Buenos Aires fought a ferocious -- and expensive -- legal battle against Uruguay two years ago in a bid to have the Finnish-built pulp mill closed down, taking the case to the International Court in The Hague, Netherlands. The world court rejected Argentina's claim that the facility pollutes the river.
Argentine officials say Uruguayan plans to increase the plant's capacity change everything, including the basis for the court's judgment in favor of Uruguay. With more pulping activity envisioned, the plant will be operating in violation of bilateral agreements and international conventions, the complaint says.
Critics, including some in Argentina, argue the revival of a growing protest movement against the pulp mill is a politically motivated ploy by President Cristina Fernandez to win popular approval before October mid-term elections.
The pulp mill produces about 1.1 million tons of cellulose paste each year, mainly for export. The plant's Finnish operators want to raise that capacity to 1.3 million tons. Argentine officials said the planned increase will put pollutants in the Uruguay river, a charge both the pulp mill management and the government in Montevideo deny.
Controversy over the Uruguayan plans hit the headlines after Argentine Entre Rios province Gov. Sergio Urribarri launched highly publicized protests.
Urribarri said he is seeking clarifications from Uruguay over the pulp mill expansion plans. Despite independent international assessments the pulp mill isn't a threat to the local environment the Argentine government says the expansion threatens to break bilateral agreements on the conduct of both sides on key environmental issues.
Senior Argentine officials said Uruguay's action was "shameful" and an affront to existing understandings over pollution control.
Uruguayan President Jose Mujica, who helped defuse a previous diplomatic row, has declined to become entangled in the argument. He suggested Argentine protests were tied to that country's mid-term elections Oct. 27 and any action before those polls would be unnecessary.
Mujica is treading carefully on the pulp mill dispute after recent economic setbacks hit his public approval ratings.
Mujica, 77, came to power amid optimism his easy-going patrician style of governance would boost business confidence, stabilize Uruguayan society and make the most of the country's commodities-driven income growth.
Instead, critics of Mujica complain most of the country's economic and social problems remain unresolved and runaway inflation is taking a toll on Uruguay's living standards. The pulp mill dispute comes at an unwelcome juncture for Mujica.
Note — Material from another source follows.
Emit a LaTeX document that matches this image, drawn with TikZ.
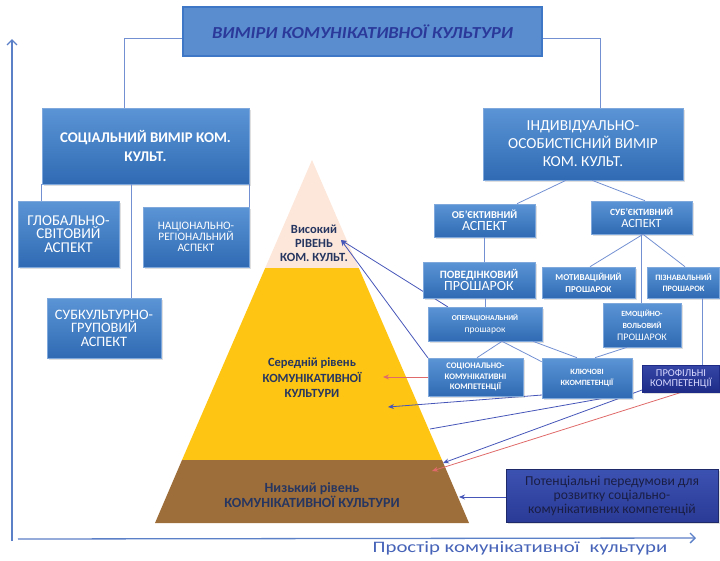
\documentclass[tikz,border=0pt]{standalone}
\usepackage{fontspec}
\setmainfont{Carlito}
\newfontfamily\axfont[FakeStretch=1.3]{Carlito}
\newfontfamily\ttlfont[FakeStretch=1.1]{Carlito}
\usetikzlibrary{arrows.meta,shadows}
\definecolor{bxtop}{HTML}{5B95D6}
\definecolor{bxbot}{HTML}{2F6AB3}
\definecolor{bxline}{HTML}{7FA8DD}
\definecolor{ttlfill}{HTML}{5A8DD0}
\definecolor{ttlline}{HTML}{3E77C6}
\definecolor{ttltext}{HTML}{2B3A9A}
\definecolor{connc}{HTML}{7390D2}
\definecolor{arrb}{HTML}{4656B8}
\definecolor{arrr}{HTML}{E06A6A}
\definecolor{peach}{HTML}{FCE7DA}
\definecolor{pyel}{HTML}{FEC513}
\definecolor{pbrown}{HTML}{9E6E3A}
\definecolor{ptext}{HTML}{263660}
\definecolor{axisc}{HTML}{5C80C8}
\definecolor{axtext}{HTML}{4663B8}
\definecolor{proftop}{HTML}{3546A6}
\definecolor{profbot}{HTML}{1E2C88}
\definecolor{pottop}{HTML}{3C52B2}
\definecolor{potbot}{HTML}{2A3A96}
\definecolor{pottext}{HTML}{1A1E44}
\tikzset{
  bx/.style={draw=bxline, line width=0.6pt, top color=bxtop, bottom color=bxbot,
    text=white, align=center, inner sep=1pt,
    drop shadow={opacity=0.25, shadow xshift=1.5pt, shadow yshift=-1.5pt}},
  ttl/.style={draw=ttlline, line width=1.6pt, fill=ttlfill, text=ttltext, align=center},
  prf/.style={bx, draw=profbot, top color=proftop, bottom color=profbot, text=white!85!blue},
  pt/.style={bx, draw=potbot!70!black, top color=pottop, bottom color=potbot, text=pottext},
  lvl/.style={text=ptext, align=center, inner sep=0pt, font=\bfseries},
  conn/.style={draw=connc, line width=0.8pt},
  arrB/.style={draw=arrb, line width=0.8pt, -{Stealth[length=6pt,width=5pt]}},
  arrR/.style={draw=arrr, line width=0.8pt, -{Stealth[length=6pt,width=5pt]}},
  plainB/.style={draw=arrb, line width=0.8pt},
  axisline/.style={draw=axisc, line width=1.3pt, -{Straight Barb[length=5pt,width=10pt]}},
}
\newcommand{\fs}[2]{\fontsize{#1}{#2}\selectfont}
\begin{document}
\begin{tikzpicture}[x=1pt,y=-1pt]
\useasboundingbox (0,0) rectangle (720,560);

% pyramid
\fill[peach] (312,160) -- (358.8,268) -- (265.2,268) -- cycle;
\fill[pyel] (265.2,268) -- (358.8,268) -- (442,460) -- (182,460) -- cycle;
\fill[pbrown] (182,460) -- (442,460) -- (469,523) -- (155,523) -- cycle;

\node[lvl, font=\bfseries\fs{12.5}{14}] (hi) at (314,243) {Високий\\РІВЕНЬ\\КОМ. КУЛЬТ.};
\node[lvl, font=\bfseries\fs{12.5}{15.5}] (mid) at (312,378) {Середній рівень\\КОМУНІКАТИВНОЇ\\КУЛЬТУРИ};
\node[lvl, font=\bfseries\fs{14}{15.5}] (low) at (312,495) {Низький рівень\\КОМУНІКАТИВНОЇ КУЛЬТУРИ};

% axes
\coordinate (yo) at (12,541);
\coordinate (ye) at (12,39);
\coordinate (xo) at (18,539);
\coordinate (xe) at (696,538);
\draw[axisline] (yo) -- (ye);
\draw[axisline] (xo) -- (xe);
\node[text=axtext, font=\axfont\fs{16}{18}, inner sep=0pt] (axlab) at (520,548.5) {Простір комунікативної\,\, культури};

\node[ttl, minimum width=359pt, minimum height=49pt, font=\ttlfont\bfseries\itshape\fs{16.8}{18}] (title) at (362.5,31.5) {ВИМІРИ КОМУНІКАТИВНОЇ КУЛЬТУРИ};

% arrow targets
\coordinate (hiTip) at (341,240);
\coordinate (midR) at (383,377);
\coordinate (midB) at (388,407);
\coordinate (edgeK) at (430,429);
\coordinate (lowB) at (443,463);
\coordinate (lowR) at (432,471);
\coordinate (lowP) at (459,497);

% boxes
\node[bx, minimum width=207pt, minimum height=76pt, font=\bfseries\fs{14.8}{19}] (soc) at (145.5,146) {СОЦІАЛЬНИЙ ВИМІР КОМ.\\КУЛЬТ.};
\node[bx, minimum width=200pt, minimum height=72pt, font=\fs{15.3}{18}] (ind) at (583,144) {ІНДИВІДУАЛЬНО-\\ОСОБИСТІСНИЙ ВИМІР\\КОМ. КУЛЬТ.};

\draw[conn] ([yshift=-6.5pt]title.west) -| ([xshift=-21.5pt]soc.north);
\draw[conn] ([yshift=-6.5pt]title.east) -| ([xshift=17pt]ind.north);

% lines from small boxes to pyramid (under boxes)
\coordinate (operA) at (448,307);
\coordinate (soccNW) at (428,358);
\coordinate (soccW) at (428,377);
\coordinate (keyW) at (542,395);
\coordinate (keyS) at (605,398);
\coordinate (profW) at (642,390);
\coordinate (profS) at (695,388);
\draw[arrB] (operA) -- (hiTip);
\draw[arrB] (soccNW) -- (hiTip);
\draw[arrR] (soccW) -- (midR);
\draw[arrB] (keyW) -- (midB);
\draw[plainB] (keyS) -- (edgeK);
\draw[arrB] (profW) -- (lowB);
\draw[arrR] (profS) -- (lowR);

\node[bx, minimum width=101pt, minimum height=66pt, font=\fs{15}{13.5}] (glob) at (68.5,234) {ГЛОБАЛЬНО-\\СВІТОВИЙ\\АСПЕКТ};
\node[bx, minimum width=106pt, minimum height=60pt, font=\fs{11.4}{11}] (nat) at (196,237) {НАЦІОНАЛЬНО-\\РЕГІОНАЛЬНИЙ\\АСПЕКТ};
\node[bx, minimum width=114pt, minimum height=60pt, font=\fs{14.4}{13.5}] (sub) at (104,328) {СУБКУЛЬТУРНО-\\ГРУПОВИЙ\\АСПЕКТ};

\draw[conn] (soc.south west) -- (soc.south west |- glob.north);
\draw[conn] ([xshift=-14.5pt]soc.south) -- ([xshift=-14.5pt]soc.south |- sub.north);
\draw[conn] (soc.south east) -- (soc.south east |- nat.north);

\node[bx, minimum width=101pt, minimum height=33pt] (obj) at (484.5,220.5) {{\bfseries\fs{10.5}{11}ОБ’ЄКТИВНИЙ}\\{\fs{14}{13}АСПЕКТ}};
\node[bx, minimum width=101pt, minimum height=33pt] (subj) at (641.5,217.5) {{\bfseries\fs{9.5}{11}СУБ’ЄКТИВНИЙ}\\{\fs{12.5}{13}АСПЕКТ}};
\draw[conn] ([xshift=-17pt]ind.south) -- ([xshift=32.5pt]obj.north);
\draw[conn] ([xshift=9pt]ind.south) -- ([xshift=3.5pt]subj.north);

\node[bx, minimum width=112pt, minimum height=36pt] (pov) at (479,280) {{\bfseries\fs{11.2}{12}ПОВЕДІНКОВИЙ}\\{\fs{14}{15}ПРОШАРОК}};
\node[bx, minimum width=93pt, minimum height=31pt, font=\bfseries\fs{9}{12}] (mot) at (588.5,282.5) {МОТИВАЦІЙНИЙ\\ПРОШАРОК};
\node[bx, minimum width=72pt, minimum height=31pt, font=\bfseries\fs{8.2}{11}] (piz) at (683.5,282.5) {ПІЗНАВАЛЬНИЙ\\ПРОШАРОК};
\draw[conn] (obj.south) -- (obj.south |- pov.north);
\draw[conn] ([xshift=1.5pt]subj.south) -- ([xshift=1.5pt]mot.north);
\draw[conn] ([xshift=1.5pt]subj.south) -- ([xshift=1.5pt]piz.north);

\node[bx, minimum width=114pt, minimum height=34pt] (oper) at (485,324) {{\bfseries\fs{7.5}{10}ОПЕРАЦІОНАЛЬНИЙ}\\{\fs{9.5}{11}прошарок}};
\node[bx, minimum width=78pt, minimum height=44pt] (emo) at (642,325) {{\bfseries\fs{7.9}{11}ЕМОЦІЙНО-}\\{\bfseries\fs{7.9}{11}ВОЛЬОВИЙ}\\{\fs{10}{12}ПРОШАРОК}};
\draw[conn] (oper.north) -- (oper.north |- pov.south);
\draw[conn] (subj.south) -- (subj.south |- emo.north);

\node[bx, minimum width=95pt, minimum height=38pt, font=\bfseries\fs{8.5}{10.5}] (socc) at (475.5,377) {СОЦІОНАЛЬНО-\\КОМУНІКАТИВНІ\\КОМПЕТЕНЦІЇ};
\node[bx, minimum width=90pt, minimum height=40pt, font=\bfseries\fs{8}{11}] (key) at (587,378) {КЛЮЧОВІ\\ККОМПЕТЕНЦІЇ};
\node[prf, minimum width=77pt, minimum height=27pt, font=\fs{10.5}{10}] (prof) at (681,378.5) {ПРОФІЛЬНІ\\КОМПЕТЕНЦІЇ};

\draw[conn] ([xshift=17pt]oper.south) -- ([xshift=1.5pt]socc.north);
\draw[conn] ([xshift=17pt]oper.south) -- ([yshift=-4pt]key.north west);
\draw[conn] ([xshift=48pt]oper.south) -- ([xshift=-10pt]key.north);
\draw[conn] ([xshift=-15pt]emo.south) -- ([xshift=8pt]key.north);
\draw[conn] ([xshift=18.5pt]piz.south) -- ([xshift=18.5pt]piz.south |- prof.north);

\node[pt, minimum width=212pt, minimum height=53pt, font=\fs{13.6}{14}] (pot) at (612,495.5) {Потенціальні передумови для\\розвитку соціально-\\комунікативних компетенцій};
\draw[arrB] (pot.west |- lowP) -- (lowP);
\end{tikzpicture}
\end{document}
Mujica won international respect after he persuaded Fernandez to drop her confrontation with Uruguay over the pulp mill dispute. But the country's ties with Argentina soured again as Montevideo tried unsuccessfully to resolve differences over border tariffs, disputes over the use of waterways and other trade issues. The pulp mill row has spawned several new political groups in Argentina, drumming up support for Fernandez but also engendering environmental politics in the country.